Cricket makes free-to-air return
While fans in the seven cities will be directly targeted with tailored campaigns and bespoke brand identities, the broadcast audience presents a different hurdle to the ECB. The Hundred already has broadcast partnerships in place with the BBC and Sky, with the latter set to show every game live, while the former will show 10 men’s games and eight women’s games live, marking a significant return to free-to-air television for cricket in the UK. That in itself is a major step for The Hundred, with almost all top-level cricket in the country having been behind the Sky Sports paywall since the middle of the last decade.
Those deals will be leveraged to their fullest extent. Patel says they are being treated “as real partnerships, not just us giving them the rights to some content.” The BBC and Sky, he adds, “are both fully engaged in conversations around other ways to make The Hundred more visible and are really backing the tournament.”
The platform offered by the BBC, in particular, is something the ECB is keen to take advantage of. Conversations have already taken place over utilising assets such as The One Show– the BBC’s flagship daily magazine and chat show – and Radio 1Breakfast, both of which regularly command audiences of over five million, as ways to target and appeal to the family demographic. “We’ve also had discussions about how we can use the BBC Asian Network, which is something we’re going to do to talk to that audience,” adds Patel. The ECB expects players and team coaches to make appearances on shows when promotion for The Hundred ramps up in spring 2020. “It’s about using as many different platforms and opportunities as possible to engage with potential cricket fans,” he says.
The digital channels of the broadcast partners, as well as those of the ECB, will also play a significant role. “A major part of the qualitative research we did was a piece of diary work, following a group of young people for two weeks,” Patel notes. “We wanted to understand more about their lives, understand their connection with cricket, and then how we can fit cricket into their lives.”
It was not revelatory to learn that this meant focusing heavily on the digital space, but again, Patel says there was lots to learn about precisely how to integrate cricket into young people’s lives in an organic way.
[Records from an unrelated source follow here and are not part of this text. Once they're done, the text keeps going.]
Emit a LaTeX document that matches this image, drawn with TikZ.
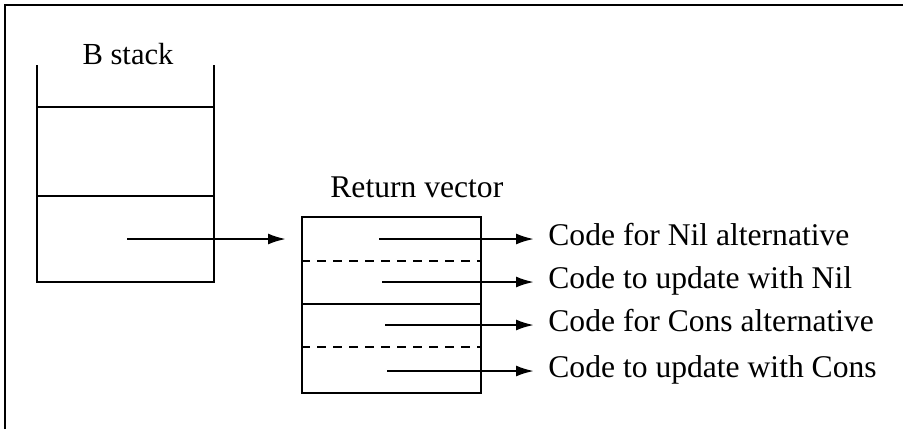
\documentclass[tikz,border=0pt]{standalone}
\usepackage{fontspec}
\setmainfont{Liberation Serif}
\usetikzlibrary{arrows.meta}
\tikzset{
  ln/.style={line width=1.15pt},
  frameline/.style={line width=1.4pt},
  dash line/.style={line width=1.15pt, dash pattern=on 4.5pt off 3.5pt},
  arr/.style={line width=1.15pt, -{Latex[length=9pt,width=5.5pt]}},
  lbl/.style={font=\fontsize{15.8pt}{19pt}\selectfont, inner sep=0pt},
  codelbl/.style={font=\fontsize{15.8pt}{19pt}\selectfont, anchor=west, inner xsep=7pt, inner ysep=0pt, text height=0.662em, text depth=0pt},
}
\begin{document}
\begin{tikzpicture}[x=0.5pt,y=-0.5pt]
\useasboundingbox (0,0) rectangle (903,429);
% frame (only top and left edges visible)
\draw[frameline] (5,429) -- (5,5) -- (903,5);
% B stack
\draw[ln] (37,65) -- (37,282) -- (214,282) -- (214,65);
\draw[ln] (37,107) -- (214,107);
\draw[ln] (37,196) -- (214,196);
\node[lbl, font=\fontsize{15.3pt}{18pt}\selectfont, anchor=base] (bstack) at (128,64) {B stack};
% Return vector
\node[ln, draw, anchor=north west, inner sep=0pt, minimum width=89.5pt, minimum height=88pt] (rv) at (301,216) {};
\node[lbl, anchor=base west] (rvlbl) at (330,197) {Return vector};
\draw[dash line] (301,261) -- (480,261);
\draw[ln] (301,304) -- (480,304);
\draw[dash line] (301,347) -- (480,347);
% pointer from B stack
\coordinate (bp) at (127,239);
\coordinate (bq) at (286,239);
\draw[arr] (bp) -- (bq);
% entries
\node[codelbl] (t1) at (534,239) {Code for Nil alternative};
\node[codelbl] (t2) at (534,282) {Code to update with Nil};
\node[codelbl] (t3) at (534,325) {Code for Cons alternative};
\node[codelbl] (t4) at (534,371) {Code to update with Cons};
\coordinate (s1) at (379,239);
\coordinate (s2) at (382,282);
\coordinate (s3) at (385,325);
\coordinate (s4) at (387,371);
\draw[arr] (s1) -- (t1.west);
\draw[arr] (s2) -- (t2.west);
\draw[arr] (s3) -- (t3.west);
\draw[arr] (s4) -- (t4.west);
\end{tikzpicture}
\end{document}
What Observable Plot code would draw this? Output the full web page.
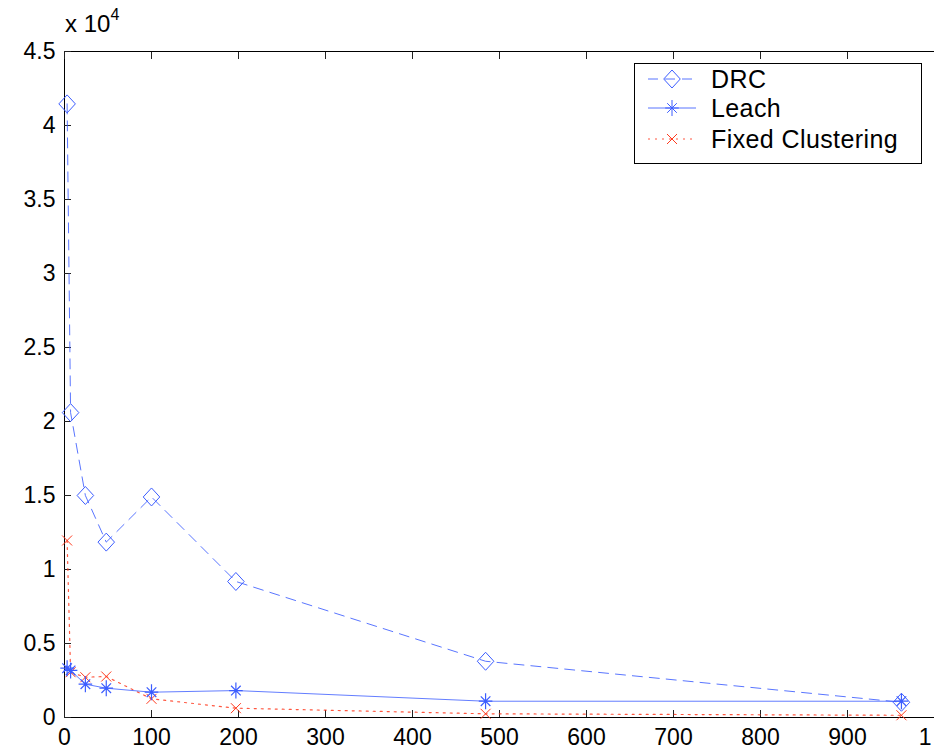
<!DOCTYPE html>
<html>
<head>
<meta charset="utf-8">
<script src="https://cdn.jsdelivr.net/npm/d3@7"></script>
<script src="https://cdn.jsdelivr.net/npm/@observablehq/plot@0.6"></script>
<style>
  html, body { margin: 0; padding: 0; background: #fff; }
  #wrap { position: relative; width: 934px; height: 749px; overflow: hidden; font-family: "Liberation Sans", Arial, sans-serif; }
  #scale { position: absolute; left: 65px; top: 9px; font-size: 24px; color: #000; }
  #scale sup { font-size: 16px; position: relative; top: -3px; }
  #legend { position: absolute; left: 634px; top: 63px; }
</style>
</head>
<body>
<div id="wrap">
  <div id="chart"></div>
  <div id="scale">x 10<sup>4</sup></div>
  <svg id="legend" width="290" height="102"></svg>
</div>
<script>
// Data
const xs = [3, 7, 24, 48, 100, 197, 484, 962];
const drc = [41460, 20600, 15000, 11850, 14900, 9190, 3800, 1030];
const leach = [3330, 3180, 2250, 1980, 1710, 1820, 1100, 1100];
const fixedClustering = [11960, 3060, 2720, 2770, 1260, 630, 250, 150];
const seriesNames = ["DRC", "Leach", "Fixed Clustering"];
const xTicks = [0, 100, 200, 300, 400, 500, 600, 700, 800, 900, 1000];
const xTickLabels = ["0", "100", "200", "300", "400", "500", "600", "700", "800", "900", "1"];
const yTicks = [0, 5000, 10000, 15000, 20000, 25000, 30000, 35000, 40000, 45000];

const blue = "#3c5dff";
const red = "#ff3a1e";

const diamond = {
  draw(ctx, size) {
    const r = Math.sqrt(size / Math.PI);
    ctx.moveTo(0, -r); ctx.lineTo(r * 0.92, 0); ctx.lineTo(0, r); ctx.lineTo(-r * 0.92, 0); ctx.closePath();
  }
};
const asterisk = {
  draw(ctx, size) {
    const r = Math.sqrt(size / Math.PI);
    const d = r * 0.6;
    ctx.moveTo(-r * 0.85, 0); ctx.lineTo(r * 0.85, 0);
    ctx.moveTo(0, -r); ctx.lineTo(0, r);
    ctx.moveTo(-d, -d); ctx.lineTo(d, d);
    ctx.moveTo(-d, d); ctx.lineTo(d, -d);
  }
};
const cross = {
  draw(ctx, size) {
    const r = Math.sqrt(size / Math.PI);
    ctx.moveTo(-r, -r); ctx.lineTo(r, r);
    ctx.moveTo(-r, r); ctx.lineTo(r, -r);
  }
};

const rows = (ys) => xs.map((x, i) => ({x, y: ys[i]}));
const dDRC = rows(drc), dLeach = rows(leach), dFixed = rows(fixedClustering);
const lastTick = xTicks.length - 1;

const fontSize = 23;
const chart = Plot.plot({
  width: 934,
  height: 749,
  marginLeft: 64,
  marginTop: 51,
  marginBottom: 32,
  marginRight: 0,
  style: {fontFamily: '"Liberation Sans", Arial, sans-serif', fontSize: fontSize + "px", overflow: "hidden", background: "#fff", color: "#000"},
  x: {domain: [0, 1000]},
  y: {domain: [0, 45000]},
  marks: [
    Plot.ruleY([45000], {stroke: "#000", strokeWidth: 1}),
    Plot.ruleY([0], {stroke: "#000", strokeWidth: 1}),
    Plot.ruleX([0], {stroke: "#000", strokeWidth: 1}),
    Plot.axisX({anchor: "bottom", ticks: xTicks, tickSize: 7, dy: -7, text: null, label: null, stroke: "#222"}),
    Plot.axisX(xTicks.slice(0, lastTick), {anchor: "bottom", tickSize: 0, tickPadding: 11, fontSize, label: null,
      tickFormat: d => xTickLabels[xTicks.indexOf(d)]}),
    Plot.text([xTicks[lastTick]], {x: d => d, frameAnchor: "bottom", lineAnchor: "top", textAnchor: "end",
      dx: -3, dy: 11, fontSize, text: () => xTickLabels[lastTick]}),
    Plot.axisX({anchor: "top", ticks: xTicks, tickSize: 7, dy: 7, text: null, label: null, stroke: "#222"}),
    Plot.axisY({anchor: "left", ticks: yTicks, tickSize: 7, dx: 7, tickPadding: 9, fontSize, label: null, stroke: "#222",
      tickFormat: d => d3.format("")(d / 1e4)}),
    Plot.line(dFixed, {x: "x", y: "y", stroke: red, strokeWidth: 1.2, strokeDasharray: "2,5", strokeOpacity: 0.85}),
    Plot.line(dLeach, {x: "x", y: "y", stroke: blue, strokeWidth: 1, strokeOpacity: 0.8}),
    Plot.line(dDRC, {x: "x", y: "y", stroke: blue, strokeWidth: 1, strokeDasharray: "10,7", strokeOpacity: 0.85}),
    Plot.dot(dFixed, {x: "x", y: "y", symbol: cross, r: 5, stroke: red, strokeWidth: 1, fill: "none"}),
    Plot.dot(dLeach, {x: "x", y: "y", symbol: asterisk, r: 8, stroke: blue, strokeWidth: 1.2, fill: "none"}),
    Plot.dot(dDRC, {x: "x", y: "y", symbol: diamond, r: 9, stroke: blue, strokeWidth: 1, fill: "none"})
  ]
});
document.getElementById("chart").appendChild(chart);

// Legend box
const lg = d3.select("#legend");
lg.append("rect").attr("x", 0.5).attr("y", 0.5).attr("width", 287).attr("height", 100)
  .attr("fill", "#fff").attr("stroke", "#000").attr("stroke-width", 1);
const styles = [
  {stroke: blue, dash: "10,7", sym: diamond, r: 9, op: 0.85},
  {stroke: blue, dash: null, sym: asterisk, r: 8, op: 0.85},
  {stroke: red, dash: "2,5", sym: cross, r: 5, op: 0.85}
];
const rowY = [16, 45, 76];
seriesNames.forEach((name, i) => {
  const s = styles[i];
  const g = lg.append("g").attr("transform", `translate(0,${rowY[i]})`);
  g.append("line").attr("x1", 14).attr("x2", 62).attr("y1", 0).attr("y2", 0)
    .attr("stroke", s.stroke).attr("stroke-opacity", s.op).attr("stroke-width", 1)
    .attr("stroke-dasharray", s.dash);
  g.append("path").attr("transform", "translate(38,0)")
    .attr("d", d3.symbol(s.sym, s.r * s.r * Math.PI)())
    .attr("fill", "none").attr("stroke", s.stroke).attr("stroke-width", 1);
  g.append("text").attr("x", 77).attr("y", 0).attr("dy", "0.35em")
    .attr("font-family", '"Liberation Sans", Arial, sans-serif').attr("font-size", 25)
    .attr("letter-spacing", "0.4px")
    .attr("fill", "#000").text(name);
});
</script>
</body>
</html>
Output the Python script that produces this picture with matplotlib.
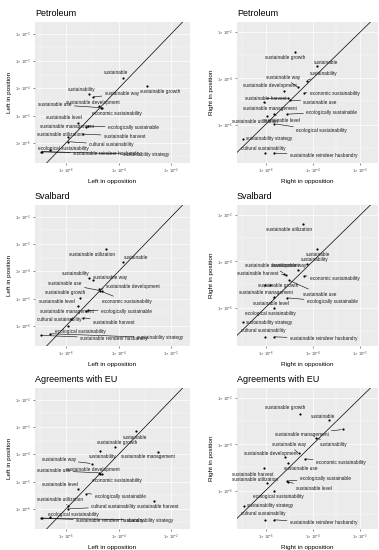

The Hundred’s countdown format will make it easier than any previous variation of cricket to follow on a mobile device, he says, and will also hopefully produce more “exciting, shareable moments” that people will want to send to their friends and which can be quickly consumed on the move. The ECB will allow the teams to share highlights from matches as they are happening to help build engagement, particularly with younger audiences, something for which it has won praise from the teams in the County Championship.
England’s World Cup win has presented the ECB with an opportunity it could scarcely have dreamed it would receive, with English cricket basking in its highest-profile moment since the 2005 Ashes. If the ECB can achieve the right marketing mix and take full advantage of its media rights deals, it may be able to ensure that moment endures well beyond this summer.